I'm not quite sure how to begin looking for information about this question, which may have something to say about the question itself, but it essentially comes down to:
Has the availability of information and the rate of information exchange become an impediment to knowledge?
We tend to imagine that the more information we have, the better, but ask a question of a web browser, and there is often so much information available, so quickly (and so rapidly morphing/growing) that adequate investigation becomes onerous and/or impractical.
Most of us have a very limited time each week to invest in research; the exercise of knowledge accumulation. Many of the questions asked on this site deserve far more thoroughly-researched answers than they receive, largely for this very reason.

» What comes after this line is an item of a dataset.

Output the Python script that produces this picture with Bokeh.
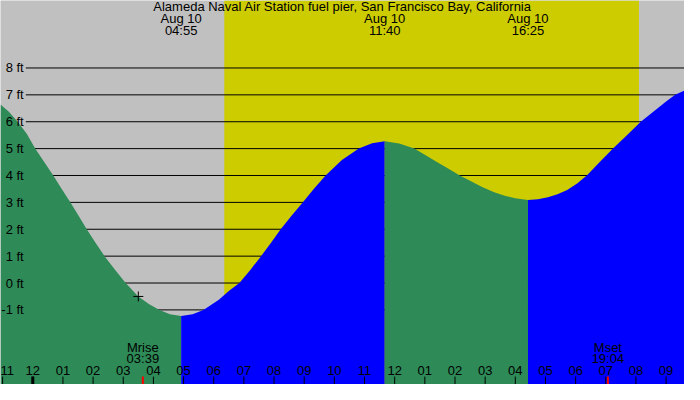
from bokeh.plotting import figure
from bokeh.models import Range1d
from bokeh.core.properties import value
from bokeh.embed import file_html
from bokeh.resources import INLINE

# tide curve (hours from midnight Aug 10, feet)
tide_hours = [-1.07, -0.8, -0.5, -0.2, 0.08, 0.38, 0.68, 0.96, 1.25, 1.52, 1.79, 2.08,
              2.38, 2.72, 3.08, 3.5, 3.85, 4.2, 4.55, 4.92, 5.3, 5.66, 6.17, 6.5, 6.85,
              7.2, 7.57, 7.9, 8.22, 8.58, 8.95, 9.33, 9.71, 10.25, 10.81, 11.25, 11.67,
              12.15, 12.65, 13.0, 13.4, 13.8, 14.16, 14.5, 14.9, 15.3, 15.65, 16.0, 16.42,
              16.75, 17.08, 17.4, 17.72, 18.05, 18.37, 18.8, 19.24, 19.7, 20.16, 20.7,
              21.0, 21.3, 21.61]
tide_feet = [6.64, 6.38, 6.0, 5.55, 5.0, 4.5, 4.0, 3.5, 3.0, 2.5, 2.0, 1.5,
             1.0, 0.5, 0.0, -0.5, -0.78, -1.0, -1.16, -1.23, -1.16, -1.0, -0.62, -0.3, 0.0,
             0.47, 1.0, 1.5, 2.0, 2.5, 3.0, 3.52, 4.0, 4.58, 5.0, 5.2, 5.27,
             5.19, 5.0, 4.77, 4.5, 4.24, 4.0, 3.8, 3.57, 3.38, 3.25, 3.15, 3.09,
             3.12, 3.19, 3.3, 3.46, 3.7, 4.0, 4.5, 5.0, 5.5, 6.0, 6.48,
             6.75, 7.0, 7.16]

extreme_hours = [4.92, 11.67, 16.42]
extreme_dates = ["Aug 10", "Aug 10", "Aug 10"]
extreme_times = ["04:55", "11:40", "16:25"]

sunrise, sunset = 6.35, 20.10

moon_hours = [3.65, 19.07]
moon_names = ["Mrise", "Mset"]
moon_times = ["03:39", "19:04"]

now_hour, now_feet = 3.5, -0.5

feet_levels = [-1, 0, 1, 2, 3, 4, 5, 6, 7, 8]
hour_ticks = list(range(-1, 22))
hour_labels = ["11", "12", "01", "02", "03", "04", "05", "06", "07", "08", "09", "10",
               "11", "12", "01", "02", "03", "04", "05", "06", "07", "08", "09"]

title = "Alameda Naval Air Station fuel pier, San Francisco Bay, California"

X0, X1 = -1.07, 21.61
Y0, Y1 = -3.775, 10.51
FONT = value("Liberation Sans")
FS = "13px"
GREEN = "#2E8B57"
BLUE = "#0000FF"

p = figure(width=684, height=384, output_backend="svg", toolbar_location=None,
           x_range=Range1d(X0, X1), y_range=Range1d(Y0, Y1), tools="",
           min_border=0, x_axis_location=None, y_axis_location=None)
p.grid.grid_line_color = None
p.outline_line_color = None
p.background_fill_color = "#C0C0C0"
p.border_fill_color = "#C0C0C0"

# daylight
p.quad(left=sunrise, right=sunset, bottom=Y0, top=Y1, fill_color="#CCCC00", line_color=None)

# grid lines
p.segment(x0=-0.23, x1=X1, y0=feet_levels, y1=feet_levels, line_color="black", line_width=1)

# tide fill, green while falling, blue while rising
cuts = [0] + [tide_hours.index(h) for h in extreme_hours] + [len(tide_hours) - 1]
for i in range(len(cuts) - 1):
    a, b = cuts[i], cuts[i + 1]
    col = GREEN if tide_feet[b] < tide_feet[a] else BLUE
    p.varea(x=tide_hours[a:b + 1], y1=Y0, y2=tide_feet[a:b + 1], fill_color=col)

# feet labels
p.text(x=-0.3, y=feet_levels, text=[f"{v} ft" for v in feet_levels], text_align="right",
       text_baseline="middle", text_font=FONT, text_font_size=FS, text_color="black")

# current position
p.scatter(x=[now_hour], y=[now_feet], marker="cross", size=10, line_color="black", line_width=1)

# title and extremes
p.text(x=10.27, y=10.27, text=[title], text_align="center", text_baseline="middle",
       text_font=FONT, text_font_size=FS, text_color="black")
p.text(x=extreme_hours, y=9.83, text=extreme_dates, text_align="center", text_baseline="middle",
       text_font=FONT, text_font_size=FS, text_color="black")
p.text(x=extreme_hours, y=9.40, text=extreme_times, text_align="center", text_baseline="middle",
       text_font=FONT, text_font_size=FS, text_color="black")

# moon rise/set
p.text(x=moon_hours, y=-2.41, text=moon_names, text_align="center", text_baseline="middle",
       text_font=FONT, text_font_size=FS, text_color="black")
p.text(x=moon_hours, y=-2.82, text=moon_times, text_align="center", text_baseline="middle",
       text_font=FONT, text_font_size=FS, text_color="black")

# hour axis (first label kept inside the left edge)
p.text(x=[X0], y=-3.26, text=hour_labels[:1], text_align="left", text_baseline="middle",
       text_font=FONT, text_font_size=FS, text_color="black")
p.text(x=hour_ticks[1:], y=-3.26, text=hour_labels[1:], text_align="center",
       text_baseline="middle", text_font=FONT, text_font_size=FS, text_color="black")
p.segment(x0=hour_ticks, x1=hour_ticks, y0=-3.48, y1=Y0, line_color="black", line_width=1)
p.segment(x0=[0], x1=[0], y0=-3.48, y1=Y0, line_color="black", line_width=3)
p.segment(x0=moon_hours, x1=moon_hours, y0=-3.48, y1=Y0, line_color="red", line_width=2)

open("out.html", "w").write(file_html(p, INLINE))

When responding to a question recently, I came across an article which went against the status quo, but it did so rather convincingly, providing statistics for each point made. But I was left wondering: am I reasonably expected to investigate the extent to which this article is cherry-picking data? If the answer is yes, then most of the answers this stack provokes are likely woefully inadequate, unless the average user has the inclination and time to put far more effort into the task than I imagine. How do I discern quality information from distracting misinformation? When it comes to complex issues, there is often so much data available that adequate research seems to require a professional, rather than amateur, level of effort. It seems fallacious to rely on certain journals or periodicals when there is no way of knowing how many journals and periodicals are actually of 'sufficient' quality, especially given that these publications must surely fall at times into the same problem of 'sorting the wheat from the chaff'.
With so much information accessible to us, how can we ever be confident that our investigations are sufficient? What persuades us that we have examined enough information in order to provide confident answers? Do we tend to stop when the information we find sufficiently supports the answers we anticipate and/or desire?; which we consciously and/or subconsciously wish to glean (see cognitive ease & cognitive strain? Do we stop when we're proven right as opposed to when we've actually learned something new?
Is there a kind of paradox between the information available to us and the extent to which we are then able to navigate it? Is there a realm of meta-philosophy which deals with the contemporary challenge of superabundance/excess of information, and which provides some kind of method via which we might struggle towards 'truth'?